[Lines of data]
- - -
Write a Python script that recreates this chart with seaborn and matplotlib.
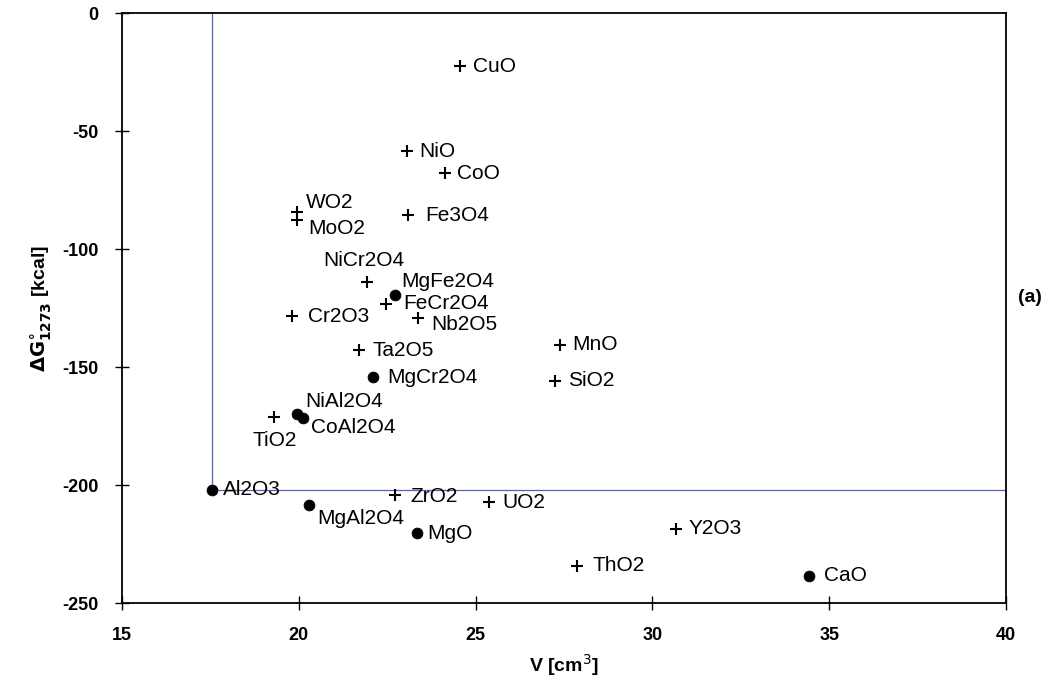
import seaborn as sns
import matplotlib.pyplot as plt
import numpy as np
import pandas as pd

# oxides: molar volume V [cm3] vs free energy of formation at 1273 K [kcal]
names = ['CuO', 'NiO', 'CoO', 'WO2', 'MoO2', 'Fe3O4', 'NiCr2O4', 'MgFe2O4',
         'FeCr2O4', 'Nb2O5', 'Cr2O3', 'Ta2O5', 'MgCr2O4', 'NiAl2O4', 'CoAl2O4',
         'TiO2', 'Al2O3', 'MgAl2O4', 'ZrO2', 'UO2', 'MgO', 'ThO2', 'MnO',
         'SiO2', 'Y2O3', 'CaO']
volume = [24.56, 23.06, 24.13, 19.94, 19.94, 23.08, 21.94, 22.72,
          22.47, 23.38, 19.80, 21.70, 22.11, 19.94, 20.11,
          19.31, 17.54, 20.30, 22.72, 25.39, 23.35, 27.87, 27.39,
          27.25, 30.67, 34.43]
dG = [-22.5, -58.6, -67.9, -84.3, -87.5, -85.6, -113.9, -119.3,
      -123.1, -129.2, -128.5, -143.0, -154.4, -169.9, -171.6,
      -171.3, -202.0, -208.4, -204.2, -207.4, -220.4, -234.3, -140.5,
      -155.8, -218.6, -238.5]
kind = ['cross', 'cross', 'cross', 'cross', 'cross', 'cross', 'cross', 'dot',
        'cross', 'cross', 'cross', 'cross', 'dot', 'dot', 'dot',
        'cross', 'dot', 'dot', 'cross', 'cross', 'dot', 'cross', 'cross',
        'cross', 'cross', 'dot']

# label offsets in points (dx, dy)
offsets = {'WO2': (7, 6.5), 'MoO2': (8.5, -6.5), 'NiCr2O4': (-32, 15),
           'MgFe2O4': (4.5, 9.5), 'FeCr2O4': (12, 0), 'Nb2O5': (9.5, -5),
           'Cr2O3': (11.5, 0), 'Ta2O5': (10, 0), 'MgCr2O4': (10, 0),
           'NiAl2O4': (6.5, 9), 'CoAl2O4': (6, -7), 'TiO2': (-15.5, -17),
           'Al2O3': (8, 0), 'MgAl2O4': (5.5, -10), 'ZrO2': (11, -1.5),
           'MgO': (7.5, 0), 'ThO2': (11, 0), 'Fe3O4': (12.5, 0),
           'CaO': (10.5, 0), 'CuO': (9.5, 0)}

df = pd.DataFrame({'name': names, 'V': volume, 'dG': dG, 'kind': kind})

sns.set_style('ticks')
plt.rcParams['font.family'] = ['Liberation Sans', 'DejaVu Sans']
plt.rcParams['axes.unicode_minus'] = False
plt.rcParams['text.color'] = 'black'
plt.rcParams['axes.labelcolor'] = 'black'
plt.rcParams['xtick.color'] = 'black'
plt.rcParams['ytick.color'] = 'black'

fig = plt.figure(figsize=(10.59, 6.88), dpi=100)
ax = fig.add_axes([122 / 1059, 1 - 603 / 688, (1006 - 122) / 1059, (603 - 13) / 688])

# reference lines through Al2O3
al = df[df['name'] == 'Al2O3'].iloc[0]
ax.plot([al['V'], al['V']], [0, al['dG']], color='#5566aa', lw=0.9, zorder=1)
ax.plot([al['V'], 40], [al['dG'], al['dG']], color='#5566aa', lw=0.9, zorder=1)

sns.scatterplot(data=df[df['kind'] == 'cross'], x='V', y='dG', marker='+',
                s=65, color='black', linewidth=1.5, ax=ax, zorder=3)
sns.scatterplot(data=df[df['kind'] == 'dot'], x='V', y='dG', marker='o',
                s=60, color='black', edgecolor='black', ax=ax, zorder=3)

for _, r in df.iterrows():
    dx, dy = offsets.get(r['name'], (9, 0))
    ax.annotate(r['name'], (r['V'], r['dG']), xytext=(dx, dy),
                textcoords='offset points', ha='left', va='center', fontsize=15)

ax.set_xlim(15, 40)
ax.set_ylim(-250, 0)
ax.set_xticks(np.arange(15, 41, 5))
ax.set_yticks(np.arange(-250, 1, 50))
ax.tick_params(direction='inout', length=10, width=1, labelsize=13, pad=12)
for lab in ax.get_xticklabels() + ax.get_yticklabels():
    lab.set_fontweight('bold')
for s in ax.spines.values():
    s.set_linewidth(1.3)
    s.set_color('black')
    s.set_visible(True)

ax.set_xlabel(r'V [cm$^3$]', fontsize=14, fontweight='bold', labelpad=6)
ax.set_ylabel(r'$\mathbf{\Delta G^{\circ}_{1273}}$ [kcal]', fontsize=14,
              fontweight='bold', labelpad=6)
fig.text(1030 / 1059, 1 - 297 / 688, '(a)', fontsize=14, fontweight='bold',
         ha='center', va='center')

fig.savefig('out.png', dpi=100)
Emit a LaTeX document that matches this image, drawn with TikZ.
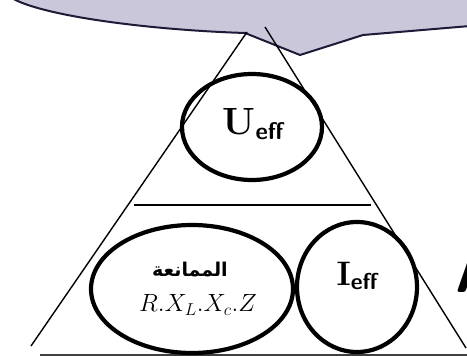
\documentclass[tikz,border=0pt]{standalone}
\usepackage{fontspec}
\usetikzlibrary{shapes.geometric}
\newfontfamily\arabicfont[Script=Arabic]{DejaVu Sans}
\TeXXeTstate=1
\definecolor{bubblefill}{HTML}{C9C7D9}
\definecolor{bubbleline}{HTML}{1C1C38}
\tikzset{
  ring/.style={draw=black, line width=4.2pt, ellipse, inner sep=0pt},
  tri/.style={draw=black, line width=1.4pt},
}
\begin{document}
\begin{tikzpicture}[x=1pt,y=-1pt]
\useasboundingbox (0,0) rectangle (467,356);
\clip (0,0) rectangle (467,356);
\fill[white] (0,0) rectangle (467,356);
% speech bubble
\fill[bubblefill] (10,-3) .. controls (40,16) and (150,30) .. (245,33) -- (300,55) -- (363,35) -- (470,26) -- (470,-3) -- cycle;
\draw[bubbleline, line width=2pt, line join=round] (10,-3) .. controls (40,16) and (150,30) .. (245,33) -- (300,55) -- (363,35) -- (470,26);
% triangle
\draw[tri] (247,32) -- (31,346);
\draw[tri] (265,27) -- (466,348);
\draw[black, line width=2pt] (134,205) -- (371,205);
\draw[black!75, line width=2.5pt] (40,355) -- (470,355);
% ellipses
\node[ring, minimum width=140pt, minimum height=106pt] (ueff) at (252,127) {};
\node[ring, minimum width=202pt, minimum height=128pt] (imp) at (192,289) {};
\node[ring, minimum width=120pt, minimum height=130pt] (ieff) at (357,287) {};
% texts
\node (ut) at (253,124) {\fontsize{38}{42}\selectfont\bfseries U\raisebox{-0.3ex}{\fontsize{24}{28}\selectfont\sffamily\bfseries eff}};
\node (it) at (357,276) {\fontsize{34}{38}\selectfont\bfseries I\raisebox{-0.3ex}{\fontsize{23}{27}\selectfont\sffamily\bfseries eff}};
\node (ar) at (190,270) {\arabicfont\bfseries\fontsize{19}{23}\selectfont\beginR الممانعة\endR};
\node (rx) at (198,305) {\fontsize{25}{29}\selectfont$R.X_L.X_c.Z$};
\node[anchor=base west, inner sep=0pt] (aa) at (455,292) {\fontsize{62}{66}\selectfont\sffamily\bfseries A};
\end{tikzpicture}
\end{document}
- - -
WHAT YOU ARE ASKED TO DO: Transcribe the records verbatim and omit the images.

RESULT:
Write a Python script that recreates this chart with seaborn and matplotlib.
import seaborn as sns
import matplotlib.pyplot as plt
import numpy as np
import pandas as pd

# oxides: molar volume V [cm3] vs free energy of formation at 1273 K [kcal]
names = ['CuO', 'NiO', 'CoO', 'WO2', 'MoO2', 'Fe3O4', 'NiCr2O4', 'MgFe2O4',
         'FeCr2O4', 'Nb2O5', 'Cr2O3', 'Ta2O5', 'MgCr2O4', 'NiAl2O4', 'CoAl2O4',
         'TiO2', 'Al2O3', 'MgAl2O4', 'ZrO2', 'UO2', 'MgO', 'ThO2', 'MnO',
         'SiO2', 'Y2O3', 'CaO']
volume = [24.56, 23.06, 24.13, 19.94, 19.94, 23.08, 21.94, 22.72,
          22.47, 23.38, 19.80, 21.70, 22.11, 19.94, 20.11,
          19.31, 17.54, 20.30, 22.72, 25.39, 23.35, 27.87, 27.39,
          27.25, 30.67, 34.43]
dG = [-22.5, -58.6, -67.9, -84.3, -87.5, -85.6, -113.9, -119.3,
      -123.1, -129.2, -128.5, -143.0, -154.4, -169.9, -171.6,
      -171.3, -202.0, -208.4, -204.2, -207.4, -220.4, -234.3, -140.5,
      -155.8, -218.6, -238.5]
kind = ['cross', 'cross', 'cross', 'cross', 'cross', 'cross', 'cross', 'dot',
        'cross', 'cross', 'cross', 'cross', 'dot', 'dot', 'dot',
        'cross', 'dot', 'dot', 'cross', 'cross', 'dot', 'cross', 'cross',
        'cross', 'cross', 'dot']

# label offsets in points (dx, dy)
offsets = {'WO2': (7, 6.5), 'MoO2': (8.5, -6.5), 'NiCr2O4': (-32, 15),
           'MgFe2O4': (4.5, 9.5), 'FeCr2O4': (12, 0), 'Nb2O5': (9.5, -5),
           'Cr2O3': (11.5, 0), 'Ta2O5': (10, 0), 'MgCr2O4': (10, 0),
           'NiAl2O4': (6.5, 9), 'CoAl2O4': (6, -7), 'TiO2': (-15.5, -17),
           'Al2O3': (8, 0), 'MgAl2O4': (5.5, -10), 'ZrO2': (11, -1.5),
           'MgO': (7.5, 0), 'ThO2': (11, 0), 'Fe3O4': (12.5, 0),
           'CaO': (10.5, 0), 'CuO': (9.5, 0)}

df = pd.DataFrame({'name': names, 'V': volume, 'dG': dG, 'kind': kind})

sns.set_style('ticks')
plt.rcParams['font.family'] = ['Liberation Sans', 'DejaVu Sans']
plt.rcParams['axes.unicode_minus'] = False
plt.rcParams['text.color'] = 'black'
plt.rcParams['axes.labelcolor'] = 'black'
plt.rcParams['xtick.color'] = 'black'
plt.rcParams['ytick.color'] = 'black'

fig = plt.figure(figsize=(10.59, 6.88), dpi=100)
ax = fig.add_axes([122 / 1059, 1 - 603 / 688, (1006 - 122) / 1059, (603 - 13) / 688])

# reference lines through Al2O3
al = df[df['name'] == 'Al2O3'].iloc[0]
ax.plot([al['V'], al['V']], [0, al['dG']], color='#5566aa', lw=0.9, zorder=1)
ax.plot([al['V'], 40], [al['dG'], al['dG']], color='#5566aa', lw=0.9, zorder=1)

sns.scatterplot(data=df[df['kind'] == 'cross'], x='V', y='dG', marker='+',
                s=65, color='black', linewidth=1.5, ax=ax, zorder=3)
sns.scatterplot(data=df[df['kind'] == 'dot'], x='V', y='dG', marker='o',
                s=60, color='black', edgecolor='black', ax=ax, zorder=3)

for _, r in df.iterrows():
    dx, dy = offsets.get(r['name'], (9, 0))
    ax.annotate(r['name'], (r['V'], r['dG']), xytext=(dx, dy),
                textcoords='offset points', ha='left', va='center', fontsize=15)

ax.set_xlim(15, 40)
ax.set_ylim(-250, 0)
ax.set_xticks(np.arange(15, 41, 5))
ax.set_yticks(np.arange(-250, 1, 50))
ax.tick_params(direction='inout', length=10, width=1, labelsize=13, pad=12)
for lab in ax.get_xticklabels() + ax.get_yticklabels():
    lab.set_fontweight('bold')
for s in ax.spines.values():
    s.set_linewidth(1.3)
    s.set_color('black')
    s.set_visible(True)

ax.set_xlabel(r'V [cm$^3$]', fontsize=14, fontweight='bold', labelpad=6)
ax.set_ylabel(r'$\mathbf{\Delta G^{\circ}_{1273}}$ [kcal]', fontsize=14,
              fontweight='bold', labelpad=6)
fig.text(1030 / 1059, 1 - 297 / 688, '(a)', fontsize=14, fontweight='bold',
         ha='center', va='center')

fig.savefig('out.png', dpi=100)
Emit a LaTeX document that matches this image, drawn with TikZ.
\documentclass[tikz,border=0pt]{standalone}
\usepackage{fontspec}
\usetikzlibrary{shapes.geometric}
\newfontfamily\arabicfont[Script=Arabic]{DejaVu Sans}
\TeXXeTstate=1
\definecolor{bubblefill}{HTML}{C9C7D9}
\definecolor{bubbleline}{HTML}{1C1C38}
\tikzset{
  ring/.style={draw=black, line width=4.2pt, ellipse, inner sep=0pt},
  tri/.style={draw=black, line width=1.4pt},
}
\begin{document}
\begin{tikzpicture}[x=1pt,y=-1pt]
\useasboundingbox (0,0) rectangle (467,356);
\clip (0,0) rectangle (467,356);
\fill[white] (0,0) rectangle (467,356);
% speech bubble
\fill[bubblefill] (10,-3) .. controls (40,16) and (150,30) .. (245,33) -- (300,55) -- (363,35) -- (470,26) -- (470,-3) -- cycle;
\draw[bubbleline, line width=2pt, line join=round] (10,-3) .. controls (40,16) and (150,30) .. (245,33) -- (300,55) -- (363,35) -- (470,26);
% triangle
\draw[tri] (247,32) -- (31,346);
\draw[tri] (265,27) -- (466,348);
\draw[black, line width=2pt] (134,205) -- (371,205);
\draw[black!75, line width=2.5pt] (40,355) -- (470,355);
% ellipses
\node[ring, minimum width=140pt, minimum height=106pt] (ueff) at (252,127) {};
\node[ring, minimum width=202pt, minimum height=128pt] (imp) at (192,289) {};
\node[ring, minimum width=120pt, minimum height=130pt] (ieff) at (357,287) {};
% texts
\node (ut) at (253,124) {\fontsize{38}{42}\selectfont\bfseries U\raisebox{-0.3ex}{\fontsize{24}{28}\selectfont\sffamily\bfseries eff}};
\node (it) at (357,276) {\fontsize{34}{38}\selectfont\bfseries I\raisebox{-0.3ex}{\fontsize{23}{27}\selectfont\sffamily\bfseries eff}};
\node (ar) at (190,270) {\arabicfont\bfseries\fontsize{19}{23}\selectfont\beginR الممانعة\endR};
\node (rx) at (198,305) {\fontsize{25}{29}\selectfont$R.X_L.X_c.Z$};
\node[anchor=base west, inner sep=0pt] (aa) at (455,292) {\fontsize{62}{66}\selectfont\sffamily\bfseries A};
\end{tikzpicture}
\end{document}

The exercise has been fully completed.